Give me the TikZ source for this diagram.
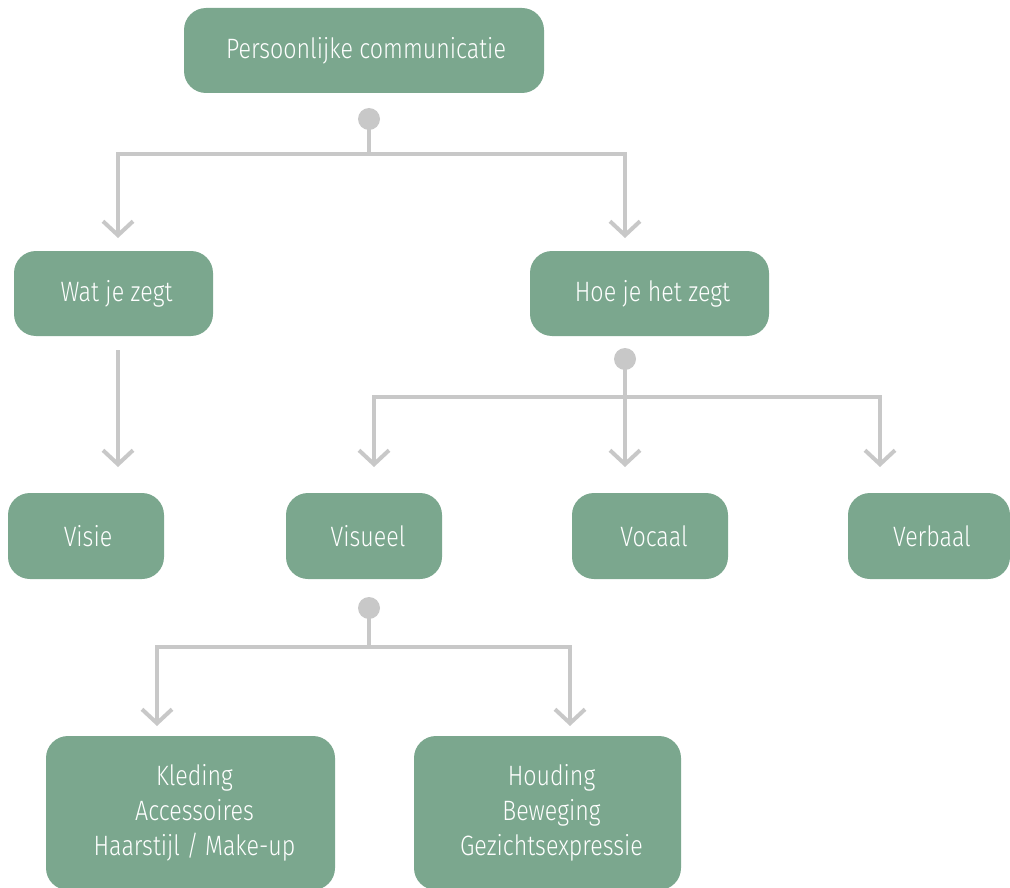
\documentclass[tikz,border=0pt]{standalone}
\usepackage{fontspec}
\setmainfont{Fira Sans Light}[FakeStretch=0.83]
\usetikzlibrary{arrows.meta}
\definecolor{boxgreen}{HTML}{7BA78E}
\definecolor{linegray}{HTML}{C8C8C8}
\tikzset{
  box/.style={fill=boxgreen, rounded corners=22pt, text=white, font=\fontsize{28}{35}\selectfont, align=center, inner sep=0pt},
  conn/.style={draw=linegray, line width=4pt},
  arr/.style={conn, -{Straight Barb[length=14pt,width=30pt,line width=4pt]}},
  knob/.style={circle, fill=linegray, minimum size=22pt, inner sep=0pt}
}
\begin{document}
\begin{tikzpicture}[x=1pt,y=-1pt]
\useasboundingbox (0,0) rectangle (1010,888);
% boxes
\node[box, minimum width=360pt, minimum height=85pt] (top) at (364,50.5) {\hspace*{4pt}Persoonlijke communicatie};
\node[box, minimum width=199pt, minimum height=85pt] (wat) at (113.5,293.5) {\hspace*{6pt}Wat je zegt};
\node[box, minimum width=239pt, minimum height=85pt] (hoe) at (649.5,293.5) {\hspace*{6pt}Hoe je het zegt};
\node[box, minimum width=156pt, minimum height=86pt] (visie) at (86,536) {\hspace*{4pt}Visie};
\node[box, minimum width=156pt, minimum height=86pt] (visueel) at (364,536) {\hspace*{8pt}Visueel};
\node[box, minimum width=156pt, minimum height=86pt] (vocaal) at (650,536) {\hspace*{8pt}Vocaal};
\node[box, minimum width=162pt, minimum height=86pt] (verbaal) at (929,536) {\hspace*{6pt}Verbaal};
\node[box, minimum width=289pt, minimum height=154pt] (kleding) at (190.5,813) {\hspace*{8pt}Kleding\\\hspace*{8pt}Accessoires\\\hspace*{8pt}Haarstijl / Make-up};
\node[box, minimum width=267pt, minimum height=154pt] (houding) at (547.5,813) {\hspace*{8pt}Houding\\\hspace*{8pt}Beweging\\\hspace*{8pt}Gezichtsexpressie};
% knobs
\node[knob] (k1) at (369,119) {};
\node[knob] (k2) at (625,359) {};
\node[knob] (k3) at (369,608) {};
% arrow end points
\coordinate (e1) at (118,238);
\coordinate (e2) at (625,238);
\coordinate (e3) at (118,467);
\coordinate (e4) at (374,467);
\coordinate (e5) at (625,467);
\coordinate (e6) at (880,467);
\coordinate (e7) at (157,726);
\coordinate (e8) at (570,726);
\coordinate (s3) at (118,350);
% connectors
\draw[conn] (k1.center) -- (369,154);
\draw[arr] (369,154) -| (e1);
\draw[arr] (369,154) -| (e2);
\draw[arr] (s3) -- (e3);
\draw[arr] (k2.center) -- (e5);
\draw[arr] (625,397) -| (e4);
\draw[arr] (625,397) -| (e6);
\draw[conn] (k3.center) -- (369,647);
\draw[arr] (369,647) -| (e7);
\draw[arr] (369,647) -| (e8);
\end{tikzpicture}
\end{document}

**Exercise prompt**: Make an exact copy of the listing above. Do not include the pictures.

**Written answer**:
Give me the TikZ source for this diagram.
\documentclass[tikz,border=0pt]{standalone}
\usepackage{fontspec}
\setmainfont{Fira Sans Light}[FakeStretch=0.83]
\usetikzlibrary{arrows.meta}
\definecolor{boxgreen}{HTML}{7BA78E}
\definecolor{linegray}{HTML}{C8C8C8}
\tikzset{
  box/.style={fill=boxgreen, rounded corners=22pt, text=white, font=\fontsize{28}{35}\selectfont, align=center, inner sep=0pt},
  conn/.style={draw=linegray, line width=4pt},
  arr/.style={conn, -{Straight Barb[length=14pt,width=30pt,line width=4pt]}},
  knob/.style={circle, fill=linegray, minimum size=22pt, inner sep=0pt}
}
\begin{document}
\begin{tikzpicture}[x=1pt,y=-1pt]
\useasboundingbox (0,0) rectangle (1010,888);
% boxes
\node[box, minimum width=360pt, minimum height=85pt] (top) at (364,50.5) {\hspace*{4pt}Persoonlijke communicatie};
\node[box, minimum width=199pt, minimum height=85pt] (wat) at (113.5,293.5) {\hspace*{6pt}Wat je zegt};
\node[box, minimum width=239pt, minimum height=85pt] (hoe) at (649.5,293.5) {\hspace*{6pt}Hoe je het zegt};
\node[box, minimum width=156pt, minimum height=86pt] (visie) at (86,536) {\hspace*{4pt}Visie};
\node[box, minimum width=156pt, minimum height=86pt] (visueel) at (364,536) {\hspace*{8pt}Visueel};
\node[box, minimum width=156pt, minimum height=86pt] (vocaal) at (650,536) {\hspace*{8pt}Vocaal};
\node[box, minimum width=162pt, minimum height=86pt] (verbaal) at (929,536) {\hspace*{6pt}Verbaal};
\node[box, minimum width=289pt, minimum height=154pt] (kleding) at (190.5,813) {\hspace*{8pt}Kleding\\\hspace*{8pt}Accessoires\\\hspace*{8pt}Haarstijl / Make-up};
\node[box, minimum width=267pt, minimum height=154pt] (houding) at (547.5,813) {\hspace*{8pt}Houding\\\hspace*{8pt}Beweging\\\hspace*{8pt}Gezichtsexpressie};
% knobs
\node[knob] (k1) at (369,119) {};
\node[knob] (k2) at (625,359) {};
\node[knob] (k3) at (369,608) {};
% arrow end points
\coordinate (e1) at (118,238);
\coordinate (e2) at (625,238);
\coordinate (e3) at (118,467);
\coordinate (e4) at (374,467);
\coordinate (e5) at (625,467);
\coordinate (e6) at (880,467);
\coordinate (e7) at (157,726);
\coordinate (e8) at (570,726);
\coordinate (s3) at (118,350);
% connectors
\draw[conn] (k1.center) -- (369,154);
\draw[arr] (369,154) -| (e1);
\draw[arr] (369,154) -| (e2);
\draw[arr] (s3) -- (e3);
\draw[arr] (k2.center) -- (e5);
\draw[arr] (625,397) -| (e4);
\draw[arr] (625,397) -| (e6);
\draw[conn] (k3.center) -- (369,647);
\draw[arr] (369,647) -| (e7);
\draw[arr] (369,647) -| (e8);
\end{tikzpicture}
\end{document}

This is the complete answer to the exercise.